Partnerships between local businesses, social enterprises, Local Government and communities must be established so that a consensus can be achieved as to how best to develop local resilience to anticipated energy, food, employment and financial shocks to come.  This will necessarily test local direct democracy to the full extent possible.
The degree and pace of change necessary to enable transition (planned descent) to a low-carbon steady state economy can be compared with that of the extraordinary transformation of China from a large backward nation, recovering from a long bloody Cultural Revolution, to an economic super-power in the space of a mere 30 years.  Conversely, due to over-population, ensuing resource depletion and climate change, we face the increasing risk of impending economic collapse the longer we procrastinate and fail to swiftly make the transition to a low-carbon Steady State economy. The degree of urgency has never been greater.  Change needs to take place on a wartime footing if we are to succeed.  As Lester Brown of The Earth Policy Institute puts it:
“Continuing with business as usual (Plan A), which is destroying the economy’s eco-supports and setting the stage for dangerous climate change, is no longer a viable option.
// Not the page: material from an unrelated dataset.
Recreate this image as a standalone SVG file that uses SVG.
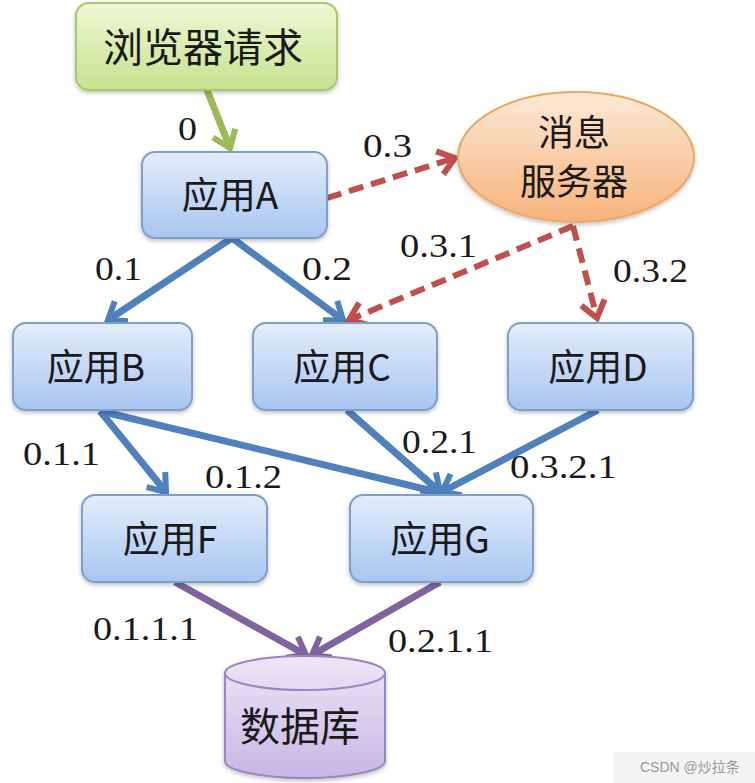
<svg xmlns="http://www.w3.org/2000/svg" width="755" height="783" viewBox="0 0 755 783">
<defs>
<linearGradient id="gBlue" x1="0" y1="0" x2="0" y2="1"><stop offset="0" stop-color="#e3edfc"/><stop offset="1" stop-color="#a8c5f0"/></linearGradient>
<linearGradient id="gGreen" x1="0" y1="0" x2="0" y2="1"><stop offset="0" stop-color="#eef8d4"/><stop offset="1" stop-color="#c6e28e"/></linearGradient>
<linearGradient id="gOrange" x1="0" y1="0" x2="0" y2="1"><stop offset="0" stop-color="#fde9d6"/><stop offset="1" stop-color="#f7b27a"/></linearGradient>
<linearGradient id="gPurple" x1="0" y1="0" x2="0" y2="1"><stop offset="0" stop-color="#ede6f7"/><stop offset="1" stop-color="#c7b6e4"/></linearGradient>
<filter id="sh" x="-10%" y="-10%" width="120%" height="130%"><feDropShadow dx="0" dy="2" stdDeviation="2" flood-color="#000" flood-opacity="0.25"/></filter>
<marker id="aBlue" markerUnits="userSpaceOnUse" viewBox="-20 -16 24 32" markerWidth="24" markerHeight="32" refX="0" refY="0" orient="auto"><path d="M-16,-12 L0,0 L-16,12" fill="none" stroke="#4f81bd" stroke-width="6"/></marker>
<marker id="aRed" markerUnits="userSpaceOnUse" viewBox="-20 -16 24 32" markerWidth="24" markerHeight="32" refX="0" refY="0" orient="auto"><path d="M-16,-12 L0,0 L-16,12" fill="none" stroke="#c0504d" stroke-width="6"/></marker>
<marker id="aPurple" markerUnits="userSpaceOnUse" viewBox="-20 -16 24 32" markerWidth="24" markerHeight="32" refX="0" refY="0" orient="auto"><path d="M-16,-12 L0,0 L-16,12" fill="none" stroke="#8064a2" stroke-width="6"/></marker>
<marker id="aGreen" markerUnits="userSpaceOnUse" viewBox="-20 -16 24 32" markerWidth="24" markerHeight="32" refX="0" refY="0" orient="auto"><path d="M-16,-12 L0,0 L-16,12" fill="none" stroke="#9bbb59" stroke-width="6"/></marker>
</defs>
<style>
.app{fill:url(#gBlue);stroke:#7f9fcb;stroke-width:2;filter:url(#sh)}
.cn{font-family:"Noto Sans CJK SC","Liberation Sans",sans-serif;fill:#1a1a1a;text-anchor:middle}
.lbl{font-family:"Liberation Serif",serif;font-size:33px;fill:#1a1a1a}
.blue{stroke:#4f81bd;stroke-width:7;fill:none;marker-end:url(#aBlue)}
.red{stroke:#c0504d;stroke-width:6;fill:none;stroke-dasharray:15 8;marker-end:url(#aRed)}
.purple{stroke:#8064a2;stroke-width:7;fill:none;marker-end:url(#aPurple)}
.green{stroke:#9bbb59;stroke-width:7;fill:none;marker-end:url(#aGreen)}
</style>
<rect width="755" height="783" fill="#ffffff"/>

<g id="connectors">
<line class="green" x1="207" y1="90" x2="230" y2="148"/>
<line class="blue" x1="232" y1="238" x2="108" y2="320"/>
<line class="blue" x1="232" y1="238" x2="343" y2="320"/>
<line class="red" x1="327" y1="198" x2="455" y2="158"/>
<line class="red" x1="573" y1="226" x2="349" y2="320"/>
<line class="red" x1="573" y1="226" x2="597" y2="318"/>
<line class="blue" x1="100" y1="411" x2="166" y2="492"/>
<line class="blue" x1="100" y1="411" x2="437" y2="492"/>
<line class="blue" x1="347" y1="410" x2="440" y2="492"/>
<line class="blue" x1="598" y1="410" x2="442" y2="492"/>
<line class="purple" x1="175" y1="582" x2="306" y2="655"/>
<line class="purple" x1="440" y1="582" x2="312" y2="655"/>
</g>

<g id="labels">
<text class="lbl" x="178" y="140" textLength="19" lengthAdjust="spacingAndGlyphs">0</text>
<text class="lbl" x="95" y="280" textLength="47" lengthAdjust="spacingAndGlyphs">0.1</text>
<text class="lbl" x="302" y="280" textLength="50" lengthAdjust="spacingAndGlyphs">0.2</text>
<text class="lbl" x="363" y="157" textLength="49" lengthAdjust="spacingAndGlyphs">0.3</text>
<text class="lbl" x="400" y="257" textLength="77" lengthAdjust="spacingAndGlyphs">0.3.1</text>
<text class="lbl" x="613" y="282" textLength="75" lengthAdjust="spacingAndGlyphs">0.3.2</text>
<text class="lbl" x="23" y="465" textLength="77" lengthAdjust="spacingAndGlyphs">0.1.1</text>
<text class="lbl" x="205" y="488" textLength="77" lengthAdjust="spacingAndGlyphs">0.1.2</text>
<text class="lbl" x="402" y="453" textLength="75" lengthAdjust="spacingAndGlyphs">0.2.1</text>
<text class="lbl" x="510" y="478" textLength="107" lengthAdjust="spacingAndGlyphs">0.3.2.1</text>
<text class="lbl" x="93" y="640" textLength="105" lengthAdjust="spacingAndGlyphs">0.1.1.1</text>
<text class="lbl" x="388" y="652" textLength="105" lengthAdjust="spacingAndGlyphs">0.2.1.1</text>
</g>

<g id="browser">
<rect x="76" y="3" width="261" height="87" rx="13" fill="url(#gGreen)" stroke="#a8c86c" stroke-width="2" filter="url(#sh)"/>
<text class="cn" x="203" y="62" font-size="40">浏览器请求</text>
</g>

<g id="appA">
<rect class="app" x="142" y="152" width="185" height="86" rx="13"/>
<text class="cn" x="230" y="209" font-size="37">应用A</text>
</g>

<g id="mq">
<ellipse cx="576" cy="157" rx="118" ry="65" fill="url(#gOrange)" stroke="#e9a864" stroke-width="2" filter="url(#sh)"/>
<text class="cn" x="574" y="146" font-size="36">消息</text>
<text class="cn" x="574" y="195" font-size="36">服务器</text>
</g>

<g id="appB">
<rect class="app" x="13" y="323" width="179" height="87" rx="13"/>
<text class="cn" x="96" y="381" font-size="37">应用B</text>
</g>

<g id="appC">
<rect class="app" x="253" y="323" width="184" height="87" rx="13"/>
<text class="cn" x="342" y="381" font-size="37">应用C</text>
</g>

<g id="appD">
<rect class="app" x="508" y="323" width="185" height="87" rx="13"/>
<text class="cn" x="598" y="381" font-size="37">应用D</text>
</g>

<g id="appF">
<rect class="app" x="82" y="495" width="185" height="87" rx="13"/>
<text class="cn" x="170" y="553" font-size="37">应用F</text>
</g>

<g id="appG">
<rect class="app" x="350" y="495" width="183" height="87" rx="13"/>
<text class="cn" x="440" y="553" font-size="37">应用G</text>
</g>

<g id="db">
<path d="M225,673 L225,761 A80,17 0 0 0 385,761 L385,673 A80,17 0 0 0 225,673 Z" fill="url(#gPurple)" stroke="#9a86c0" stroke-width="2" filter="url(#sh)"/>
<path d="M225,673 A80,17 0 0 0 385,673" fill="none" stroke="#9a86c0" stroke-width="2"/>
<text class="cn" x="300" y="741" font-size="40">数据库</text>
</g>

<g id="watermark">
<rect x="613" y="752" width="142" height="31" fill="#f4f4f4"/>
<text x="640" y="772" font-family="'Liberation Sans','Noto Sans CJK SC',sans-serif" font-size="14" fill="#999999">CSDN @炒拉条</text>
</g>
</svg>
It is time for Plan B.  There are four overriding goals in Plan B: stabilizing climate, stabilizing population, eradicating poverty, and restoring the earth’s ecosystems.  At the heart of the climate-stabilizing initiative is a detailed plan to cut carbon dioxide emissions 80 percent by 2020 in order to hold the global temperature rise to a minimum.  The climate initiative has three components: raising energy efficiency, developing renewable sources of energy, and expanding the earth’s forest cover both by banning deforestation and by planting billions of trees to sequester carbon.”
Plan B includes a wholesale restructuring of the world energy economy with a wartime sense of urgency, much as the U.S. restructured its industrial economy in a matter of months at the beginning of World War II.  The stakes in World War II were high, but they are far higher today. What is at issue now is whether we can mobilize fast enough to save our global civilization.